Optimal hyperparameter schedules: The SME formalism supports dynamic control of learning rates and momentum via stochastic optimal control—Hamilton-Jacobi-Bellman equations yield feedback schedules adapted to local curvature and noise (Li et al., 2015).
Statistical learning-theoretic insights: SMEs explain the spectral structure of optimization noise, the alignment of gradient covariance and Hessian directions, and mechanisms driving trajectories toward "flatter" minima in deep learning (see SME analyses of dropout (Zhang et al., 2023)).
Generalization to complex update rules: SMEs have been constructed for asynchronous SGD, stochastic ADMM variants, symplectic integrators, and non-i.i.d. or non-Gaussian noise (An et al., 2018, Zhou et al., 2020, Wang et al., 2014, Chen et al., 2019).

4. SME Methodologies and Generalizations

The construction of SMEs proceeds via a moment-matching expansion or via generator comparison, often relying on the backward Kolmogorov equation and Taylor expansions:

For Euler-type updates: expand the expectation of test functions via Itô calculus and Taylor expansion, match the moments of the discrete and SDE schemes up to desired order (ensuring Milstein-type conditions are met) (Li et al., 2015, Bréhier et al., 8 Nov 2024, Perko, 25 Nov 2025).
For symplectic methods: use generating function formalism to construct "modified" Hamiltonians whose Stratonovich SDEs preserve qualitative invariants up to $O(h^{k+1})$ (Wang et al., 2014, Chen et al., 2019).
For finite-data or SGDo: introduce generalized driving processes such as "epoched Brownian motions" (EBM), modeled via Young differential equations and characterized through scaling limits involving permutons (Perko, 25 Nov 2025).
For asynchronous and delayed updates: SMEs are extended to Langevin-type models in effective phase space, incorporating friction and delay-dependent noise scaling (An et al., 2018).
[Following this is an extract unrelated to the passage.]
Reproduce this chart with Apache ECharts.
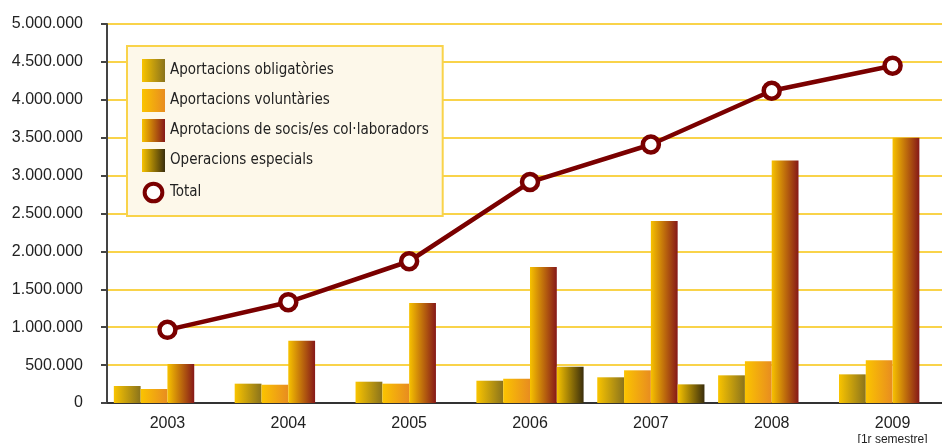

A table summarizing some canonical SME forms is provided for reference.

Algorithm	First-order SME ( $O(\eta)$ )	Second-order SME ( $O(\eta^2)$ )
Vanilla SGD	$dX_t = -\nabla f\,dt + \sqrt{\eta}\,\Sigma^{1/2}\,dW_t$	$dX_t = -\nabla(f + \frac{\eta}{4}\\|\nabla f\\|^2)\,dt + \sqrt{\eta}\,\Sigma^{1/2}\,dW_t$
MSGD (Momentum SGD)	$dV_t = -[\mu V_t + \nabla f]\,dt + \sqrt{\eta}\,\Sigma^{1/2}\,dW_t$ ; $dX_t = V_t\,dt$	Higher-order corrections in $\nabla^2 f$ , drift matrices (Li et al., 2018)
sADMM	$M\,dX_t = -\nabla V\,dt + \sqrt{\eta}\,\sigma\,dW_t$	N/A in typical literature
SGD with Dropout	$d\Theta_t = -\nabla L_S\,dt + \sqrt{\eta}\,\Sigma^{1/2}\,dW_t$	Refinable via Itô-Taylor expansion

5. Analytical Properties and Error Bounds

The weak error between SME and discrete trajectories can be made uniform over time under strong convexity and sufficient regularity. For strongly convex objectives with globally Lipschitz and bounded higher derivatives, the following results hold (Bréhier et al., 8 Nov 2024, Perko, 25 Nov 2025):

First-order SME: weak error $O(\eta)$ (uniform in time).
Second-order SME: weak error $O(\eta^2)$ (uniform in time).
Complexity for reaching accuracy $\varepsilon$ is $O(\varepsilon^{-1} \log(1/\varepsilon))$ for first-order, or $O(\varepsilon^{-1/2} \log(1/\varepsilon))$ for second-order approximations.

SMEs thus provide not only a conceptual bridge to continuous dynamics, but also rigorous quantitative complexity guarantees.

6. Extensions: Mean-field, Symplectic, and Non-i.i.d. Regimes

SMEs have been extended to model distributed, interactive, or mean-field limits of learning algorithms:

Stochastic Modified Flows (SMFs) replace the classical square-root covariance noise (which may be irregular or degenerate) by cylindrical noise processes, improving both the regularity and the accuracy of multi-point (pathwise) statistics (Gess et al., 2023).
Distribution-dependent SMEs and DDSMFs generalize further, capturing the empirical measure evolution in infinite-width (mean-field) training regimes, with well-posedness and $O(\eta^2)$ weak error (Gess et al., 2023).
Symplectic and rough path SMEs retain qualitative structure even when the driving noise is rough (e.g., fractional Brownian, non-Markovian), and for structure-preserving schemes, the SME is itself a perturbed Hamiltonian system (Wang et al., 2014, Chen et al., 2019).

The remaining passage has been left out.